Siti Maimunah, Antara Aktivis dan Juru Catat

Reading time: 3 menit
Siti Maimunah. Foto: greeners.co/Teuku Wildan

Jakarta (Greeners) – Awalnya ada rasa gentar untuk menemui sosok Siti Maimunah. Orang yang biasa berhadapan dengan korporasi tambang dan aparatur negara saat melakukan advokasi, biasanya dibenak tergambar sebagai sosok yang kaku dan jutek. Namun, gambaran ini sangat jauh berbeda saat bertatap muka langsung dengan Mai, sapaan akrabnya. Ia ternyata sosok perempuan yang ramah dan hangat.

Mai sudah menjalani berbagai kegiatan advokasi bagi masyarakat yang “diganggu” oleh perusahaan tambang selama 15 tahun terakhir. Dunia advokasi tambang sendiri dikenal Mai sejak ia berstatus mahasiswi di Universitas Jember. Saat itu, di akhir masa kuliahnya, sebuah perusahaan tambang emas ingin menjadikan Taman Nasional Meru Betiri sebagai lokasi penambangan emas. Taman Nasional Meru Betiri merupakan taman nasional yang terletak di antara kota Jember dan Banyuwangi.

Di taman nasional itu, organisasi pecinta alam yang diikuti Mai rutin melakukan pengesahan anggota baru tiap tahunnya. “Meru Betiri itu seperti tempat bermain dan belajar kami. Dan tiba-tiba kami mendengar kawasan itu masuk dalam konsensi tambang,” ujar Mai.

Kabar itu membuat Mai dan kawan-kawannya dalam organisasi Semesta bergabung dengan beberapa LSM untuk memperjuangkan Taman Nasional Meru Betiri agar tidak berubah menjadi lokasi pertambangan. Kegiatan advokasi yang memakan waktu sampai dua tahun itu membuat Mai harus mengabaikan skripsi yang sedang dikerjakannya. Namun sejak saat itu, Mai mengenal beberapa LSM lingkungan dan pertambangan, termasuk Jaringan Advokasi Tambang (Jatam), LSM tempat ia kini aktif berkegiatan.

“Sejak itu deh jatuh cinta sama advokasi tambang,” katanya mengenang.

Semasa kuliah, Mai mengaku dirinya bukanlah mahasiswi yang rajin masuk kelas. Ia justru lebih banyak mendapatkan pengetahuan dan pengajaran dari berbagai aktivitas konservasi yang dilakukan oleh Semesta, termasuk pula dalam kegiatan advokasi Meru Betiri.
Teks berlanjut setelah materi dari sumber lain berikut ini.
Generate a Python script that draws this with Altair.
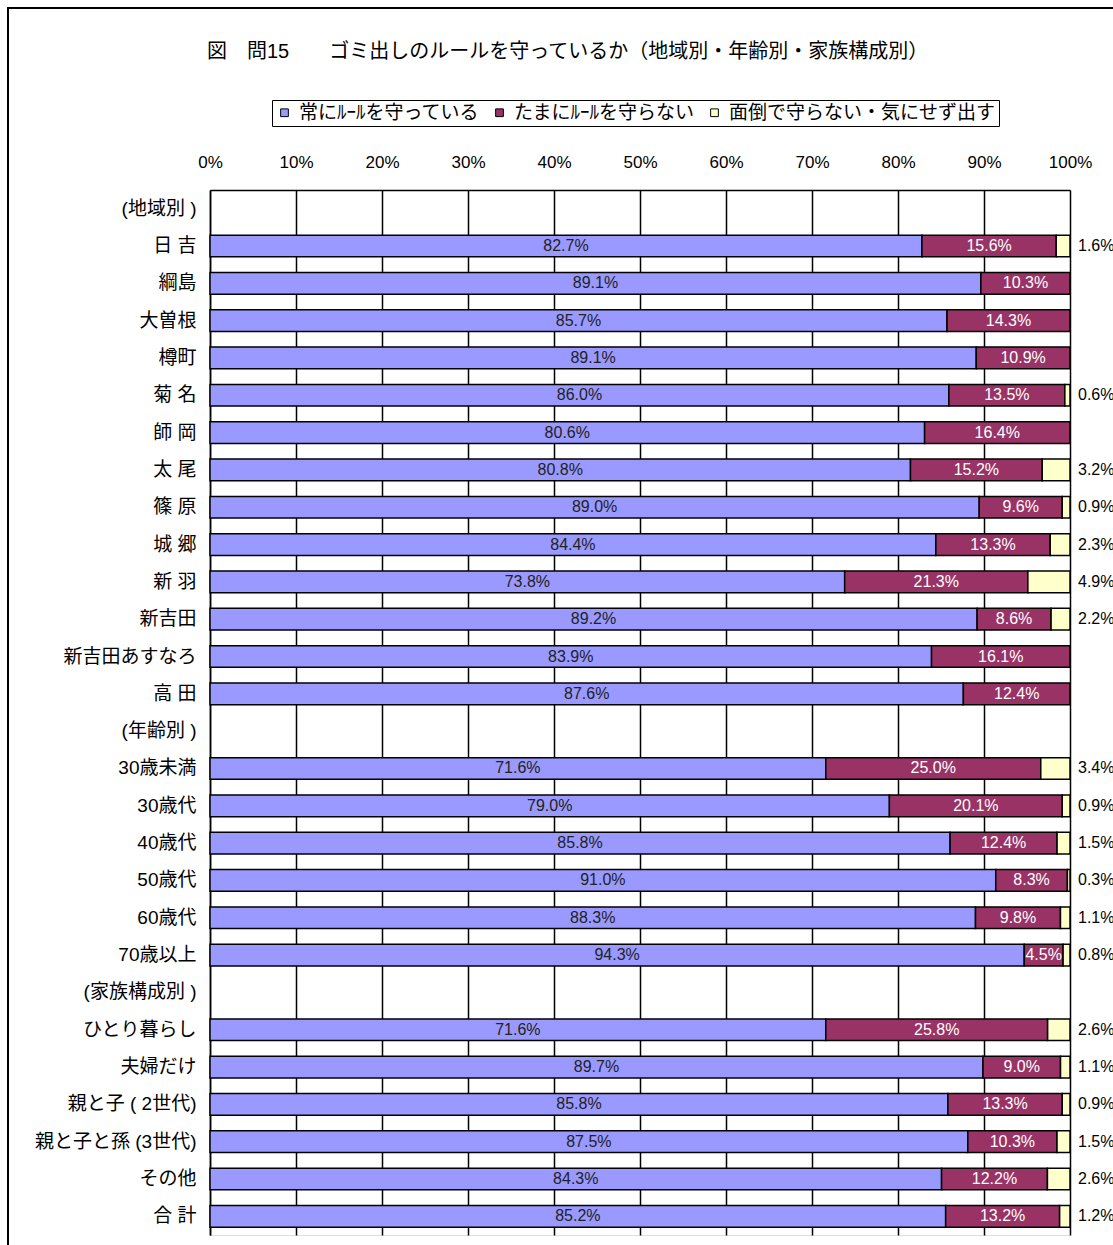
import altair as alt
import pandas as pd

FONT = "Liberation Sans, Noto Sans CJK JP"

categories = ["(地域別 )", "日 吉", "綱島", "大曽根", "樽町", "菊 名", "師 岡", "太 尾",
              "篠 原", "城 郷", "新 羽", "新吉田", "新吉田あすなろ", "高 田",
              "(年齢別 )", "30歳未満", "30歳代", "40歳代", "50歳代", "60歳代", "70歳以上",
              "(家族構成別 )", "ひとり暮らし", "夫婦だけ", "親と子 ( 2世代)", "親と子と孫 (3世代)",
              "その他", "合 計"]

bar_rows = ["日 吉", "綱島", "大曽根", "樽町", "菊 名", "師 岡", "太 尾", "篠 原", "城 郷",
            "新 羽", "新吉田", "新吉田あすなろ", "高 田",
            "30歳未満", "30歳代", "40歳代", "50歳代", "60歳代", "70歳以上",
            "ひとり暮らし", "夫婦だけ", "親と子 ( 2世代)", "親と子と孫 (3世代)", "その他", "合 計"]

always = [82.7, 89.1, 85.7, 89.1, 86.0, 80.6, 80.8, 89.0, 84.4, 73.8, 89.2, 83.9, 87.6,
          71.6, 79.0, 85.8, 91.0, 88.3, 94.3,
          71.6, 89.7, 85.8, 87.5, 84.3, 85.2]
sometimes = [15.6, 10.3, 14.3, 10.9, 13.5, 16.4, 15.2, 9.6, 13.3, 21.3, 8.6, 16.1, 12.4,
             25.0, 20.1, 12.4, 8.3, 9.8, 4.5,
             25.8, 9.0, 13.3, 10.3, 12.2, 13.2]
bother = [1.6, None, None, None, 0.6, None, 3.2, 0.9, 2.3, 4.9, 2.2, None, None,
          3.4, 0.9, 1.5, 0.3, 1.1, 0.8,
          2.6, 1.1, 0.9, 1.5, 2.6, 1.2]

series = ["常にﾙｰﾙを守っている", "たまにﾙｰﾙを守らない", "面倒で守らない・気にせず出す"]
colors = ["#9999FF", "#993366", "#FFFFCC"]
x_ticks = [0, 0.1, 0.2, 0.3, 0.4, 0.5, 0.6, 0.7, 0.8, 0.9, 1.0]

rows = []
for i, cat in enumerate(bar_rows):
    for k, vals in enumerate([always, sometimes, bother]):
        v = vals[i]
        if v is None:
            continue
        rows.append({"cat": cat, "series": series[k], "order": k, "value": v,
                     "label": f"{v:.1f}%"})
df = pd.DataFrame(rows)

yenc = alt.Y("cat:N", sort=categories,
             scale=alt.Scale(domain=categories, paddingInner=0.42, paddingOuter=0.21),
             axis=alt.Axis(title=None, labelFontSize=19, labelFont=FONT, labelColor="black",
                           labelPadding=14, ticks=False, domainColor="black",
                           domainWidth=1.5, labelLimit=300))

base = alt.Chart(df).transform_stack(
    stack="value", groupby=["cat"], as_=["x0", "x1"], offset="normalize",
    sort=[alt.SortField("order", order="ascending")]
).transform_calculate(mid="(datum.x0 + datum.x1) / 2")

bars = base.mark_bar(stroke="black", strokeWidth=1.5).encode(
    x=alt.X("x0:Q", scale=alt.Scale(domain=[0, 1], nice=False),
            axis=alt.Axis(orient="top", format="%", values=x_ticks, title=None,
                          labelFontSize=17, labelFont=FONT, labelColor="black",
                          labelPadding=19, ticks=False, grid=True, labelFlush=False,
                          gridColor="black", gridWidth=1.5, gridOpacity=1,
                          domainColor="black", domainWidth=1.5)),
    x2="x1:Q",
    y=yenc,
    color=alt.Color("series:N", scale=alt.Scale(domain=series, range=colors),
                    legend=alt.Legend(title=None, orient="none", legendX=62, legendY=-90,
                                      direction="horizontal", columns=3,
                                      strokeColor="black", padding=3,
                                      fillColor="white",
                                      labelFontSize=19, labelFont=FONT, labelColor="black",
                                      symbolType="square", symbolSize=60,
                                      symbolStrokeColor="black", symbolStrokeWidth=1,
                                      columnPadding=10, labelOffset=5, labelLimit=400)),
)

blue_txt = base.transform_filter("datum.order == 0").mark_text(
    fontSize=16, font=FONT, color="#222222").encode(
    x="mid:Q", y=alt.Y("cat:N", sort=categories), text="label:N")

red_txt = base.transform_filter("datum.order == 1").mark_text(
    fontSize=16, font=FONT, color="white").encode(
    x="mid:Q", y=alt.Y("cat:N", sort=categories), text="label:N")

yel_txt = base.transform_filter("datum.order == 2").mark_text(
    fontSize=16, font=FONT, color="black", align="left", dx=8).encode(
    x="x1:Q", y=alt.Y("cat:N", sort=categories), text="label:N")

frame = alt.Chart(pd.DataFrame({"a": [0]})).mark_rect(
    fill=None, stroke="black", strokeWidth=2).encode(
    x=alt.value(-202), x2=alt.value(940), y=alt.value(-182), y2=alt.value(1080))

chart = alt.layer(frame, bars, blue_txt, red_txt, yel_txt).properties(
    width=860, height=1045,
    autosize=alt.AutoSizeParams(type="none"),
    padding={"left": 210, "top": 190, "right": 43, "bottom": 10},
    title=alt.TitleParams(
        text="図\u3000問15\u3000\u3000ゴミ出しのルールを守っているか（地域別・年齢別・家族構成別）",
        anchor="start", dx=200, dy=55, offset=0, fontSize=20, font=FONT,
        fontWeight="normal", color="black"),
).configure_view(stroke="#808080", strokeWidth=1.5).configure(background="white")

chart.save("out.html", embed_options={"renderer": "svg", "actions": False})
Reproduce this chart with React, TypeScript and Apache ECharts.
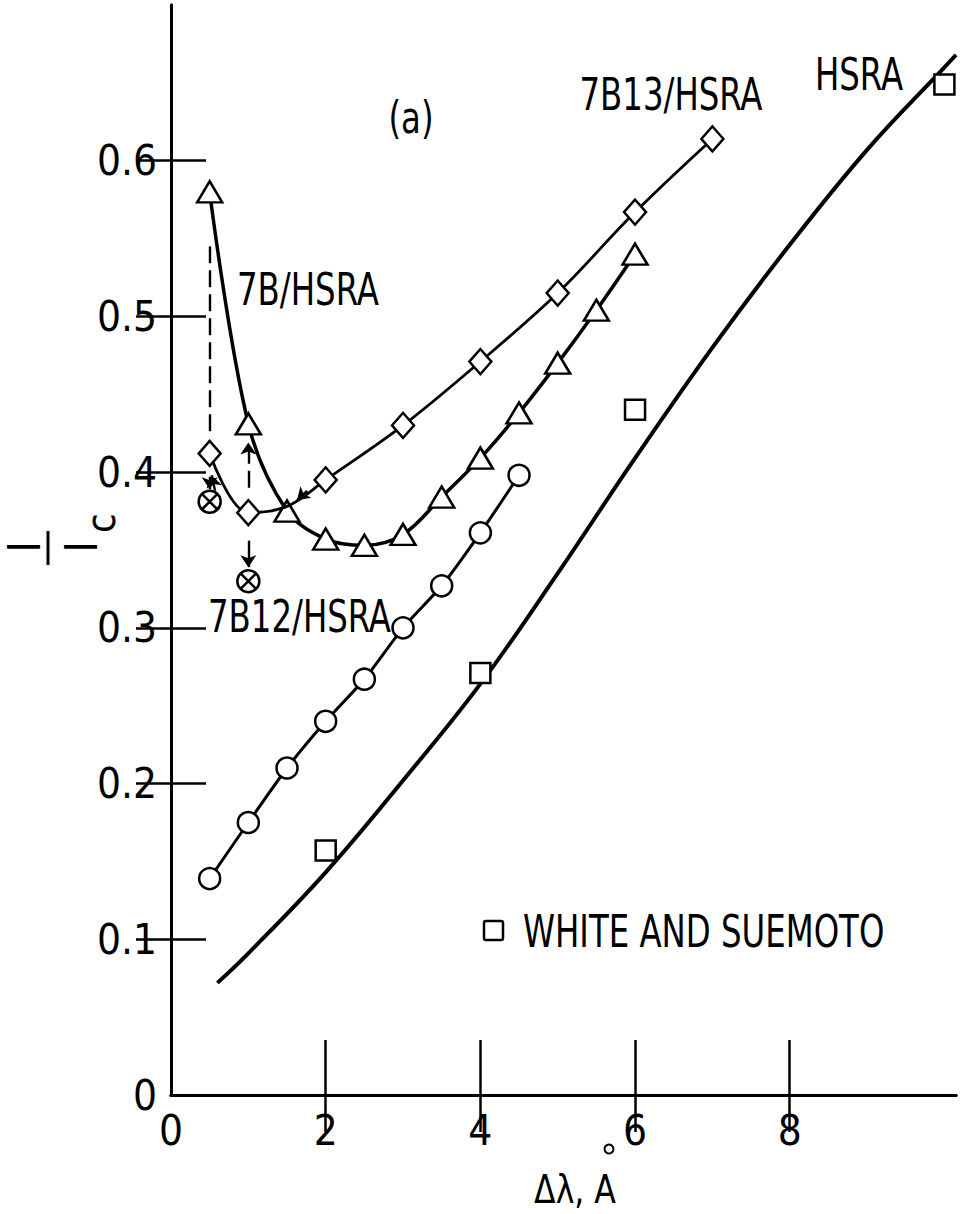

Pengalaman saat mengadvokasi Meru Betiri membuat Mai ingin konsisten melawan perusakan oleh industri tambang. Ia juga merasa bahwa aktivitasnya dalam melawan pertambangan sangat linear dengan kuliah yang ia tekuni.

“Dosen gue dulu pernah bilang, proses alam untuk meciptakan tanah kedalaman 1 sentimeter itu butuh waktu 300 tahun. Enggak butuh lama industri tambang untuk merusak itu, ” jelas perempuan lulusan Jurusan Pertanahan Universitas Jember ini.

Kegiatannya sebagai aktivis mengharuskan Mai untuk berkeliling ke berbagai tempat, mulai dari melakukan advokasi di daerah-daerah di Indonesia hingga mengikuti berbagai konferensi internasional di manca negara.